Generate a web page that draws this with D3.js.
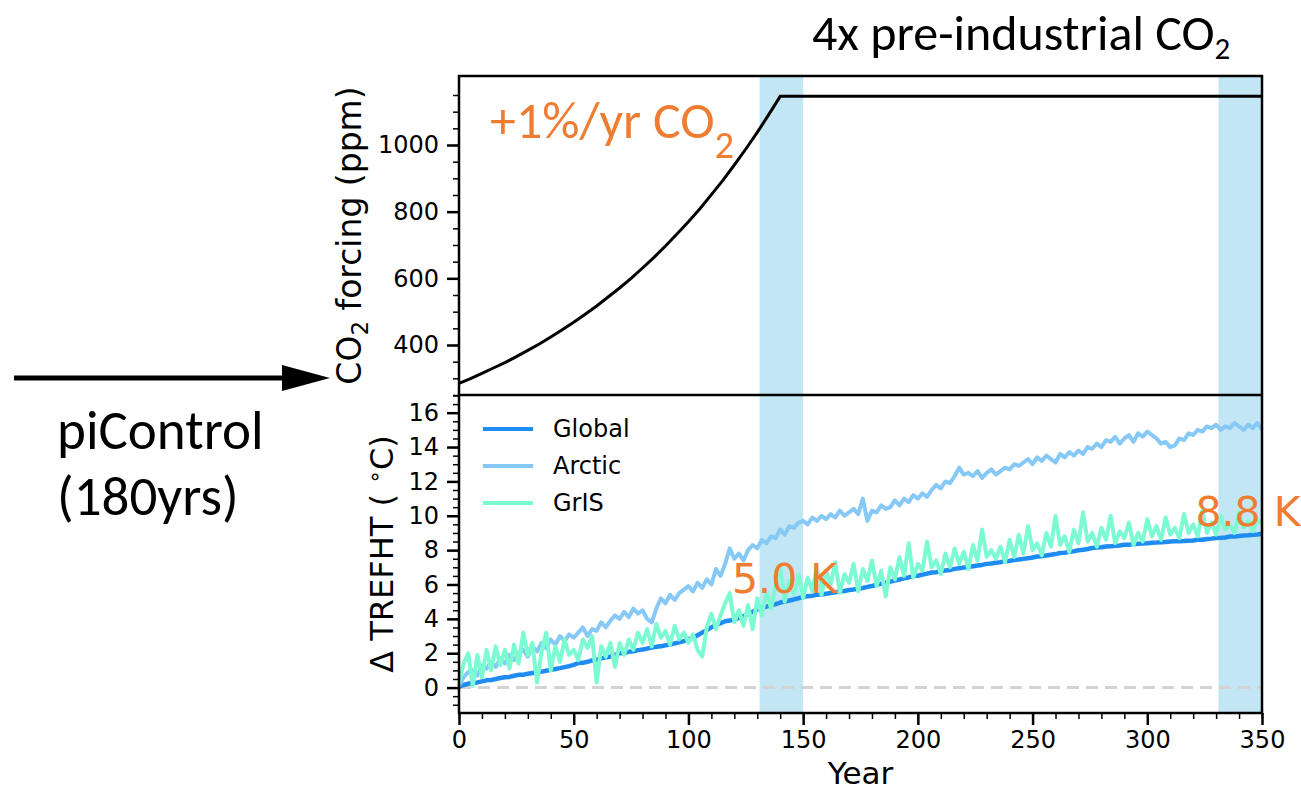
<!DOCTYPE html>
<html>
<head>
<meta charset="utf-8">
<script src="https://cdn.jsdelivr.net/npm/d3@7"></script>
<style>
  body { margin: 0; background: #fff; }
  svg { display: block; }
</style>
</head>
<body>
<div id="chart"></div>
<script>
// ---- data ----
var co2Years = [0, 5, 10, 15, 20, 25, 30, 35, 40, 45, 50, 55, 60, 65, 70, 75, 80, 85, 90, 95,
  100, 105, 110, 115, 120, 125, 130, 135, 140, 350];
var co2Ppm = [285, 299, 315, 331, 347, 365, 384, 403, 424, 446, 468, 492, 517, 544, 571, 600,
  631, 663, 697, 733, 770, 809, 851, 894, 940, 988, 1038, 1091, 1146, 1146];

// annual means sampled every 2 years (0, 2, ... 350)
var globalTemp = [
  0.05, 0.15, 0.22, 0.28, 0.3, 0.36, 0.42, 0.44, 0.5, 0.56, 0.6,
  0.62, 0.69, 0.74, 0.75, 0.81, 0.85, 0.88, 0.93, 0.98, 1.03, 1.08, 1.13, 1.19, 1.25, 1.32,
  1.43, 1.44, 1.5, 1.58, 1.61, 1.7, 1.76, 1.81, 1.9, 2.0, 2.01, 2.08, 2.11, 2.18, 2.21, 2.27, 2.33, 2.37, 2.4, 2.46, 2.5, 2.57, 2.63, 2.7, 2.8,
  2.9, 3.05, 3.2, 3.34, 3.5, 3.66, 3.74, 3.86, 3.9, 3.96, 4.06, 4.14, 4.3, 4.41, 4.54, 4.64, 4.71, 4.79, 4.86, 4.95, 5.01, 5.07, 5.13, 5.2, 5.28,
  5.31, 5.34, 5.41, 5.42, 5.46, 5.5, 5.54, 5.61, 5.62, 5.68, 5.71, 5.76, 5.8,
  5.86, 5.91, 6.0, 6.04, 6.11, 6.17, 6.23, 6.29, 6.36, 6.41, 6.49, 6.51, 6.58, 6.63, 6.7,
  6.71, 6.78, 6.81, 6.84, 6.91, 6.94, 6.99, 7.01, 7.06, 7.1, 7.14, 7.2, 7.22, 7.27,
  7.3, 7.36, 7.37, 7.43, 7.45, 7.49, 7.53, 7.57, 7.63, 7.65, 7.69, 7.73, 7.77, 7.83, 7.85, 7.9, 7.94, 7.99, 8.02, 8.07, 8.12,
  8.15, 8.17, 8.21, 8.22, 8.26, 8.27, 8.31, 8.32, 8.34, 8.37, 8.38, 8.4, 8.43, 8.44, 8.46, 8.47, 8.5, 8.51, 8.52, 8.53, 8.55,
  8.56, 8.6, 8.61, 8.65, 8.67, 8.71, 8.72, 8.74, 8.79, 8.8, 8.82, 8.85, 8.86, 8.89, 8.91, 8.95
];
var arcticTemp = [
  0.1, 0.6, 0.9, 1.0, 0.7, 1.3, 1.1, 1.5, 1.2, 1.7, 1.4,
  1.9, 1.6, 2.0, 2.2, 1.8, 2.4, 2.1, 2.6, 2.3, 2.8, 2.5, 3.0, 2.7, 3.1, 2.9,
  3.2, 3.5, 3.0, 3.4, 3.3, 3.8, 3.5, 3.9, 4.2, 4.0, 4.4, 4.1, 4.6, 4.3, 4.5, 4.0, 3.8, 4.6, 5.2, 4.9, 5.4, 5.1, 5.5, 5.7, 5.9,
  5.6, 6.1, 5.8, 6.3, 6.0, 6.9, 6.5, 7.2, 8.1, 7.5, 7.8, 7.4, 8.0, 8.3, 8.1, 8.6, 8.4, 8.8, 8.7, 9.2, 8.9, 9.4, 9.3, 9.6, 9.7,
  9.5, 9.9, 9.7, 10.0, 9.8, 10.1, 9.9, 10.3, 10.0, 10.2, 10.4, 10.1, 11.0,
  9.7, 10.3, 10.2, 10.6, 10.4, 10.5, 10.9, 10.6, 11.0, 10.8, 11.2, 11.0, 11.3, 11.1, 11.5,
  11.8, 11.6, 12.0, 11.9, 12.3, 12.8, 12.4, 12.5, 12.3, 12.6, 12.2, 12.5, 12.7, 12.4,
  12.6, 12.8, 12.7, 13.0, 12.9, 13.1, 13.3, 13.0, 13.4, 13.2, 13.5, 13.3, 13.1, 13.6, 13.4, 13.7, 13.5, 13.8, 13.6, 14.0, 13.9,
  14.2, 14.0, 14.4, 14.3, 14.6, 14.2, 14.5, 14.7, 14.3, 14.8, 14.6, 14.9, 14.7, 14.5, 14.2, 14.3, 14.0, 14.1, 14.5, 14.4, 14.8,
  14.7, 15.0, 14.9, 15.2, 15.1, 15.3, 15.0, 15.2, 15.1, 15.4, 15.2, 15.0, 15.3, 15.1, 15.4, 15.0
];
var grisTemp = [
  0.2, 1.4, 2.0, 0.1, 1.9, 0.6, 2.2, 1.0, 2.4, 1.3, 2.2,
  1.1, 2.5, 1.4, 3.2, 1.9, 2.6, 0.3, 2.1, 3.2, 1.0, 2.4, 1.5, 2.8, 1.9, 2.2,
  1.6, 2.8, 2.3, 3.0, 0.3, 2.4, 1.8, 2.6, 1.2, 2.6, 1.9, 2.8, 2.2, 3.2, 2.6, 3.4, 2.4, 3.7, 2.9, 3.3, 2.5, 3.6, 2.8, 3.2, 2.6,
  3.1, 2.2, 1.8, 3.5, 4.3, 3.4, 4.2, 4.9, 5.5, 3.8, 4.5, 3.6, 4.8, 3.4, 5.2, 4.2, 5.6, 4.6, 5.9, 7.1, 5.0, 6.2, 5.4, 6.6, 5.2,
  6.4, 5.6, 7.0, 5.4, 6.8, 6.0, 7.3, 5.5, 6.6, 6.1, 7.2, 5.6, 6.9,
  6.2, 7.4, 5.9, 6.8, 5.3, 7.0, 6.3, 7.6, 6.5, 8.4, 6.4, 7.2, 6.8, 8.5, 7.0,
  7.4, 6.6, 7.8, 7.0, 8.1, 7.2, 7.9, 6.9, 8.3, 7.4, 9.2, 7.6, 8.0, 7.5,
  8.2, 7.3, 8.6, 7.6, 8.9, 7.8, 9.4, 8.0, 8.4, 7.7, 9.0, 8.2, 10.0, 8.3, 8.8, 7.9, 9.2, 8.4, 10.2, 8.5, 9.0,
  8.2, 9.3, 8.6, 10.0, 8.4, 9.1, 8.7, 9.6, 8.3, 9.0, 8.5, 9.8, 8.8, 9.4, 8.6, 9.9, 8.9, 9.3, 8.7, 10.1, 9.0,
  9.5, 8.8, 10.3, 9.0, 9.6, 8.9, 10.0, 9.2, 9.5, 9.0, 10.2, 9.3, 9.7, 9.1, 9.8, 9.5
];

var seriesNames = ["Global", "Arctic", "GrIS"];
var seriesColors = ["#1e8cf0", "#86c8f6", "#7cfad2"];
var bandYears = [[131, 150], [331, 350]];

var yearTicks = [0, 50, 100, 150, 200, 250, 300, 350];
var co2Ticks = [400, 600, 800, 1000];
var tempTicks = [0, 2, 4, 6, 8, 10, 12, 14, 16];

var warmingLabels = [
  { text: "5.0 K", year: 119, value: 5.5 },
  { text: "8.8 K", year: 321, value: 9.4 }
];

// ---- layout ----
var width = 1301, height = 793;
var left = 459, right = 1262, topY = 76, midY = 395, bottomY = 713;
var orange = "#ef7d31";
var tickFont = "'DejaVu Sans', sans-serif";
var pptFont = "Carlito, Calibri, Lato, sans-serif";

var svg, x, yTop, yBot;

createSVG();
makeScales();
drawBands();
drawTopPanel();
drawBottomPanel();
drawAxes();
drawSpines();
drawLegend();
drawAnnotations();
drawPiControl();

function createSVG() {
  svg = d3.select("#chart")
    .append("svg")
    .attr("width", width)
    .attr("height", height);
}

function makeScales() {
  x = d3.scaleLinear().domain([0, 350]).range([left, right]);
  yTop = d3.scaleLinear().domain([250, 1207]).range([midY, topY]);
  yBot = d3.scaleLinear().domain([-1.48, 17.03]).range([bottomY, midY]);
}

function drawBands() {
  svg.selectAll(".band")
    .data(bandYears)
    .enter()
    .append("rect")
    .attr("class", "band")
    .attr("x", function(d) { return x(d[0]); })
    .attr("width", function(d) { return x(d[1]) - x(d[0]); })
    .attr("y", topY)
    .attr("height", bottomY - topY)
    .attr("fill", "#87ceeb")
    .attr("fill-opacity", 0.5);
}

function drawTopPanel() {
  var line = d3.line()
    .x(function(d, i) { return x(co2Years[i]); })
    .y(function(d) { return yTop(d); });

  svg.append("path")
    .datum(co2Ppm)
    .attr("d", line)
    .attr("fill", "none")
    .attr("stroke", "#000")
    .attr("stroke-width", 3)
    .attr("stroke-linejoin", "miter");
}

function drawBottomPanel() {
  // zero reference
  svg.append("line")
    .attr("x1", x(0))
    .attr("x2", x(350))
    .attr("y1", yBot(0))
    .attr("y2", yBot(0))
    .attr("stroke", "#d3d3d3")
    .attr("stroke-width", 3)
    .attr("stroke-dasharray", "12,7");

  var line = d3.line()
    .x(function(d, i) { return x(i * 2); })
    .y(function(d) { return yBot(d); });

  var series = [globalTemp, arcticTemp, grisTemp];
  svg.selectAll(".temp")
    .data(series)
    .enter()
    .append("path")
    .attr("class", "temp")
    .attr("d", line)
    .attr("fill", "none")
    .attr("stroke", function(d, i) { return seriesColors[i]; })
    .attr("stroke-width", function(d, i) { return i == 0 ? 4.5 : 4; })
    .attr("stroke-linejoin", "round");
}

function styleAxis(g, major) {
  g.select(".domain").remove();
  g.selectAll(".tick line")
    .attr("stroke", "#000")
    .attr("stroke-width", major ? 2.5 : 1.5);
  g.selectAll(".tick text")
    .attr("fill", "#000")
    .style("font-family", tickFont)
    .style("font-size", "24px");
}

function drawAxes() {
  // top panel y
  svg.append("g")
    .attr("transform", "translate(" + left + ",0)")
    .call(d3.axisLeft(yTop).tickValues(d3.range(250, 1200, 50)).tickSize(6).tickFormat(""))
    .call(styleAxis, false);
  svg.append("g")
    .attr("transform", "translate(" + left + ",0)")
    .call(d3.axisLeft(yTop).tickValues(co2Ticks).tickSize(12).tickPadding(8).tickFormat(d3.format("d")))
    .call(styleAxis, true);

  // bottom panel y
  svg.append("g")
    .attr("transform", "translate(" + left + ",0)")
    .call(d3.axisLeft(yBot).tickValues(d3.range(-1, 17.01, 0.5)).tickSize(6).tickFormat(""))
    .call(styleAxis, false);
  svg.append("g")
    .attr("transform", "translate(" + left + ",0)")
    .call(d3.axisLeft(yBot).tickValues(tempTicks).tickSize(12).tickPadding(8).tickFormat(d3.format("d")))
    .call(styleAxis, true);

  // x axis
  svg.append("g")
    .attr("transform", "translate(0," + bottomY + ")")
    .call(d3.axisBottom(x).tickValues(d3.range(0, 351, 10)).tickSize(6).tickFormat(""))
    .call(styleAxis, false);
  svg.append("g")
    .attr("transform", "translate(0," + bottomY + ")")
    .call(d3.axisBottom(x).tickValues(yearTicks).tickSize(12).tickPadding(6).tickFormat(d3.format("d")))
    .call(styleAxis, true);

  // axis titles
  svg.append("text")
    .attr("x", (left + right) / 2)
    .attr("y", 784)
    .attr("text-anchor", "middle")
    .style("font-family", tickFont)
    .style("font-size", "31px")
    .text("Year");

  var co2Label = svg.append("text")
    .attr("transform", "translate(361," + ((topY + midY) / 2) + ") rotate(-90)")
    .attr("text-anchor", "middle")
    .style("font-family", tickFont)
    .style("font-size", "33px");
  co2Label.append("tspan").text("CO");
  co2Label.append("tspan").attr("dy", 7).style("font-size", "23px").text("2");
  co2Label.append("tspan").attr("dy", -7).text(" forcing (ppm)");

  var tLabel = svg.append("text")
    .attr("transform", "translate(393," + ((midY + bottomY) / 2) + ") rotate(-90)")
    .attr("text-anchor", "middle")
    .style("font-family", tickFont)
    .style("font-size", "32px");
  tLabel.append("tspan").text("\u0394 TREFHT ( ");
  tLabel.append("tspan").attr("dy", -11).style("font-size", "22px").text("\u2218");
  tLabel.append("tspan").attr("dy", 11).text("C)");
}

function drawSpines() {
  svg.append("rect")
    .attr("x", left)
    .attr("y", topY)
    .attr("width", right - left)
    .attr("height", bottomY - topY)
    .attr("fill", "none")
    .attr("stroke", "#000")
    .attr("stroke-width", 2.5);
  svg.append("line")
    .attr("x1", left)
    .attr("x2", right)
    .attr("y1", midY)
    .attr("y2", midY)
    .attr("stroke", "#000")
    .attr("stroke-width", 2.5);
}

function drawLegend() {
  var legend = svg.selectAll(".legend")
    .data(seriesNames)
    .enter()
    .append("g")
    .attr("class", "legend")
    .attr("transform", function(d, i) { return "translate(483," + (429 + i * 37) + ")"; });

  legend.append("line")
    .attr("x1", 0)
    .attr("x2", 50)
    .attr("stroke", function(d, i) { return seriesColors[i]; })
    .attr("stroke-width", 4);

  legend.append("text")
    .attr("x", 70)
    .attr("dy", "0.35em")
    .style("font-family", tickFont)
    .style("font-size", "24px")
    .text(function(d) { return d; });
}

function drawAnnotations() {
  svg.selectAll(".warming")
    .data(warmingLabels)
    .enter()
    .append("text")
    .attr("class", "warming")
    .attr("x", function(d) { return x(d.year); })
    .attr("y", function(d) { return yBot(d.value); })
    .attr("fill", orange)
    .style("font-family", tickFont)
    .style("font-size", "41px")
    .text(function(d) { return d.text; });

  var ramp = svg.append("text")
    .attr("x", 490)
    .attr("y", 138)
    .attr("fill", orange)
    .style("font-family", pptFont)
    .style("font-size", "52px");
  ramp.append("tspan").text("+1%/yr CO");
  ramp.append("tspan").attr("dy", 20).style("font-size", "38px").text("2");

  var title = svg.append("text")
    .attr("x", 812)
    .attr("y", 50)
    .attr("fill", "#000")
    .style("font-family", pptFont)
    .style("font-size", "50px");
  title.append("tspan").text("4x pre-industrial CO");
  title.append("tspan").attr("dy", 9).style("font-size", "31px").text("2");
}

function drawPiControl() {
  svg.append("line")
    .attr("x1", 14)
    .attr("x2", 290)
    .attr("y1", 378)
    .attr("y2", 378)
    .attr("stroke", "#000")
    .attr("stroke-width", 5);
  svg.append("path")
    .attr("d", "M282,365 L330,378 L282,391 Z")
    .attr("fill", "#000");

  svg.append("text")
    .attr("x", 57)
    .attr("y", 449)
    .style("font-family", pptFont)
    .style("font-size", "55px")
    .text("piControl");
  svg.append("text")
    .attr("x", 57)
    .attr("y", 515)
    .style("font-family", pptFont)
    .style("font-size", "55px")
    .text("(180yrs)");
}
</script>
</body>
</html>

● Goal:
Copy nothing but the lines from the top of the data down to the line containing "1091, 1146, 1146];", and leave the pictures out.

● Expected answer:
Generate a web page that draws this with D3.js.
<!DOCTYPE html>
<html>
<head>
<meta charset="utf-8">
<script src="https://cdn.jsdelivr.net/npm/d3@7"></script>
<style>
  body { margin: 0; background: #fff; }
  svg { display: block; }
</style>
</head>
<body>
<div id="chart"></div>
<script>
// ---- data ----
var co2Years = [0, 5, 10, 15, 20, 25, 30, 35, 40, 45, 50, 55, 60, 65, 70, 75, 80, 85, 90, 95,
  100, 105, 110, 115, 120, 125, 130, 135, 140, 350];
var co2Ppm = [285, 299, 315, 331, 347, 365, 384, 403, 424, 446, 468, 492, 517, 544, 571, 600,
  631, 663, 697, 733, 770, 809, 851, 894, 940, 988, 1038, 1091, 1146, 1146];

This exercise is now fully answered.